● **Extracted material**
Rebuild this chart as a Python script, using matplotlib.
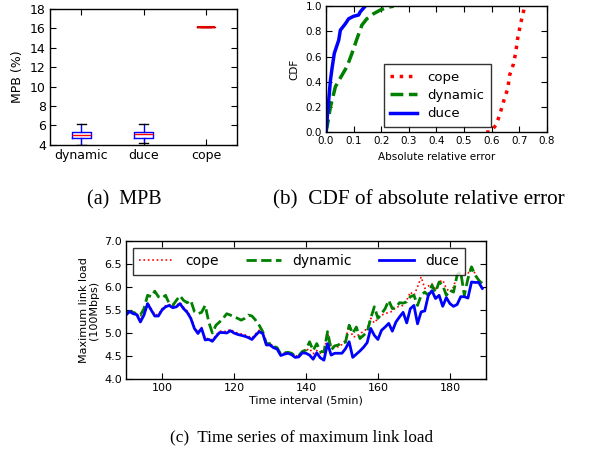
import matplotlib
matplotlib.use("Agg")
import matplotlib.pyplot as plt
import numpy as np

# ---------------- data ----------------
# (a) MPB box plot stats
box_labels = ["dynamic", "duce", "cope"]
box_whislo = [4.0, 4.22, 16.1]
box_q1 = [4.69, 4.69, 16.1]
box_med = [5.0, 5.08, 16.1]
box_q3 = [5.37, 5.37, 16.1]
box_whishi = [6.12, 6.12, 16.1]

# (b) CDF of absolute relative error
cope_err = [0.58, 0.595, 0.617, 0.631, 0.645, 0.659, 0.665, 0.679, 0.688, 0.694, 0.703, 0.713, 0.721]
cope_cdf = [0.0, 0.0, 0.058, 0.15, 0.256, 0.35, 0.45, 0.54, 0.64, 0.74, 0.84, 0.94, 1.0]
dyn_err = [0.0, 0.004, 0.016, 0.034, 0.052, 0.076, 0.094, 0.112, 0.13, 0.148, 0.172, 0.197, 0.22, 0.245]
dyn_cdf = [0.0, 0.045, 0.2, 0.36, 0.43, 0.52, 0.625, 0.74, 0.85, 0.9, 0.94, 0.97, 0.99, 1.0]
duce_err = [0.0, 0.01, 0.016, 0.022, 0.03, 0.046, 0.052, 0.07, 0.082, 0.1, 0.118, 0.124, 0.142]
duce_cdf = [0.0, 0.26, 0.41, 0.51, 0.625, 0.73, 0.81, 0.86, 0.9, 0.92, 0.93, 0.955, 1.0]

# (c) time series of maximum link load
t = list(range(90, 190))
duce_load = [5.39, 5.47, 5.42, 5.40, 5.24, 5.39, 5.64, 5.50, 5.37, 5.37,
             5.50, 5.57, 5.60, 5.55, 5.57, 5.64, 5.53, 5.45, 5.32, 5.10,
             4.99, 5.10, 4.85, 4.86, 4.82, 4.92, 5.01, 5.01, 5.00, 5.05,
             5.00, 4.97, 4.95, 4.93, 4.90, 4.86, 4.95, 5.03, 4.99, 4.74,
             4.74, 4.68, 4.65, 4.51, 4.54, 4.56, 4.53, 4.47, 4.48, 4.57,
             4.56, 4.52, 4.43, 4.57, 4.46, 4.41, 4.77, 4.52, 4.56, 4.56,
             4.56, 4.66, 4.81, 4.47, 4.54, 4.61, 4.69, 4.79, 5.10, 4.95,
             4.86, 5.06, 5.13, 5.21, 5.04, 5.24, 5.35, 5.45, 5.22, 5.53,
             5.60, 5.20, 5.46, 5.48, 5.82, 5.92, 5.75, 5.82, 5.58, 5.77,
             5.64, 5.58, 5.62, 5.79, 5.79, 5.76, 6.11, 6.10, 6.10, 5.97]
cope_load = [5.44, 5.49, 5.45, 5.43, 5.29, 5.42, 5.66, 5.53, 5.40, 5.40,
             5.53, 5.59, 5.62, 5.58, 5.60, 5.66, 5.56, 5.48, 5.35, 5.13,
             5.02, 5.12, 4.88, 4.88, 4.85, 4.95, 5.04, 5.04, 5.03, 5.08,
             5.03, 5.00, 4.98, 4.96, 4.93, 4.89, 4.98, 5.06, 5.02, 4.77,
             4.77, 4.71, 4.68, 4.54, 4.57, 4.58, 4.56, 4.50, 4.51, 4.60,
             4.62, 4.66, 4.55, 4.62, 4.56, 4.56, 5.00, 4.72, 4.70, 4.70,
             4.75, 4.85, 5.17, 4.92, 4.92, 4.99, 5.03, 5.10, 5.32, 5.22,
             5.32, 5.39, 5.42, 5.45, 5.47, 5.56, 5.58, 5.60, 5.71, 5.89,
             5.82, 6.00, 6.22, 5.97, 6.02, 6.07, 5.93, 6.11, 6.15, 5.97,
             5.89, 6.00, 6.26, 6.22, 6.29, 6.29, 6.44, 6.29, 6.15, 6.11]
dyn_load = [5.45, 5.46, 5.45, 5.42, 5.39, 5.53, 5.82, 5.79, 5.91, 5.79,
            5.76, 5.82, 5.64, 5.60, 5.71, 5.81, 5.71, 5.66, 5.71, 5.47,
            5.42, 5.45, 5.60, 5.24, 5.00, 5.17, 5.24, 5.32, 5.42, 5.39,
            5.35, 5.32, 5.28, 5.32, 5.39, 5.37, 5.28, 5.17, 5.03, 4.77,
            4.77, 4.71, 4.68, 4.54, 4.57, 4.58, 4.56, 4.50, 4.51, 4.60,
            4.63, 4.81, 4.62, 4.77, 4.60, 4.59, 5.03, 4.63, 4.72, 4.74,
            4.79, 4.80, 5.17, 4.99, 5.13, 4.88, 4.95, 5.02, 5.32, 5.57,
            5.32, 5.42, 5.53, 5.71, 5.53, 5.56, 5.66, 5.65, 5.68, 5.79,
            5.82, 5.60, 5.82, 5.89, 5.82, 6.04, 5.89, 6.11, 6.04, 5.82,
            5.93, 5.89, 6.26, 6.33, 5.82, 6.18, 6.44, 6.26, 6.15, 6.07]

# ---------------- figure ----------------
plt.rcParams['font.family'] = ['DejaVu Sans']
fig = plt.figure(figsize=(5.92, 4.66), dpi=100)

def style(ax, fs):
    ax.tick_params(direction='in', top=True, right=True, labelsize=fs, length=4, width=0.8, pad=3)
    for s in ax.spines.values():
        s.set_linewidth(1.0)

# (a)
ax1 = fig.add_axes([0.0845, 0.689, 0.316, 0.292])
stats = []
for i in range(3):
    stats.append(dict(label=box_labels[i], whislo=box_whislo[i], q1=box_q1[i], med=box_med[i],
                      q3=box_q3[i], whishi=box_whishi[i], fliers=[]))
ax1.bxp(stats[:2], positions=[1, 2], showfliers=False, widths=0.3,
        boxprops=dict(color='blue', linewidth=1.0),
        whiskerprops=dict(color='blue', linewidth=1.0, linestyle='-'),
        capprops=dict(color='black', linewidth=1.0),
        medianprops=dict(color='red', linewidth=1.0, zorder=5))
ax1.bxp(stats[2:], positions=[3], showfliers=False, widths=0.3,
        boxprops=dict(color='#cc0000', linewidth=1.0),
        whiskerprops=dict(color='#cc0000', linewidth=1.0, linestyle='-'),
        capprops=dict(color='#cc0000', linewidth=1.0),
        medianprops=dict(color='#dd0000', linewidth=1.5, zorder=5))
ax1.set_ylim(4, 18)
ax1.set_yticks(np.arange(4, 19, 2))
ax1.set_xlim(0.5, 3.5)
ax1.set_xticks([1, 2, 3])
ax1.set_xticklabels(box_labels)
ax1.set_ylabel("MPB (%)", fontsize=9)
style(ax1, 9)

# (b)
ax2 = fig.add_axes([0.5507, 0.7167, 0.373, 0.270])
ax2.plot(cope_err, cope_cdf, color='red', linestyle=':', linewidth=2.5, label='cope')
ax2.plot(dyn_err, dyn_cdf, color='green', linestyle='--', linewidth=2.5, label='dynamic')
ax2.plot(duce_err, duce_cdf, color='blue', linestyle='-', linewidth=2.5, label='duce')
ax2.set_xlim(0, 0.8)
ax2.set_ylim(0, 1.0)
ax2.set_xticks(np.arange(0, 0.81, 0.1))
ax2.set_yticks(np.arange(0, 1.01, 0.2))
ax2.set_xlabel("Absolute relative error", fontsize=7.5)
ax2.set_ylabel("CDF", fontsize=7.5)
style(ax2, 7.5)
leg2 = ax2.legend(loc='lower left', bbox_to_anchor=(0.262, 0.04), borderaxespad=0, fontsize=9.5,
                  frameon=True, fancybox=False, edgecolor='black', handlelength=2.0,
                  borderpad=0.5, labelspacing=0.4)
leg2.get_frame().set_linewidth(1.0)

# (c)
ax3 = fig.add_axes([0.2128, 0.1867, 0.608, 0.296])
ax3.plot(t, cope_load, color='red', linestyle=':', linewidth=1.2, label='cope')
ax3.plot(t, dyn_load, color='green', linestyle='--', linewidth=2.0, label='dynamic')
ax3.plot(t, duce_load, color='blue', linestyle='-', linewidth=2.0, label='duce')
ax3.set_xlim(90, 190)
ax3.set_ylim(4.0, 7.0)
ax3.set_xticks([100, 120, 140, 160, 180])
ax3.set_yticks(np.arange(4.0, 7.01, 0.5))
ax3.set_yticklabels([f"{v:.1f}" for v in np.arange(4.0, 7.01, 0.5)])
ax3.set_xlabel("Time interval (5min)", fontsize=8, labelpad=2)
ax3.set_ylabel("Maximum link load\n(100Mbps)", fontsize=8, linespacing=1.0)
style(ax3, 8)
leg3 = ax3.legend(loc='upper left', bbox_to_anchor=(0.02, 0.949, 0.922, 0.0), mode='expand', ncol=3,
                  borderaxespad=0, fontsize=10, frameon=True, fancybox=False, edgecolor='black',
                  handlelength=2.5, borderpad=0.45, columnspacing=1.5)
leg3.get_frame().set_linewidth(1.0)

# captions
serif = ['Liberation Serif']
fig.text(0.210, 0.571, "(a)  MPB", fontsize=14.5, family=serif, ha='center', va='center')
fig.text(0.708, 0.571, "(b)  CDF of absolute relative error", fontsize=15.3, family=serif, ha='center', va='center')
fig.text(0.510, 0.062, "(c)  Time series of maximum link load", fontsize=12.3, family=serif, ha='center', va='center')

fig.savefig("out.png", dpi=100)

--

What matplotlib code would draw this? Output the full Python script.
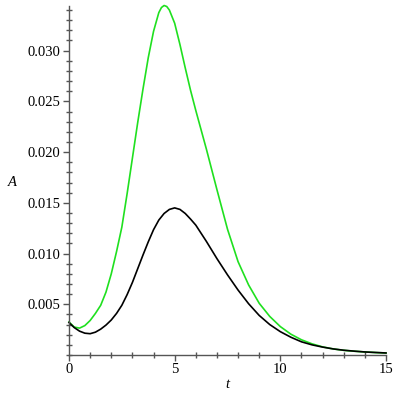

● **Directions for this task**
Reproduce only the lines running from the one that has "Rebuild this chart" through the one that has "import numpy as np", ends included. Any pictures in that stretch should not be copied.

● **Answer to this task**
Rebuild this chart as a Python script, using matplotlib.
import matplotlib
matplotlib.use("Agg")
import matplotlib.pyplot as plt
import numpy as np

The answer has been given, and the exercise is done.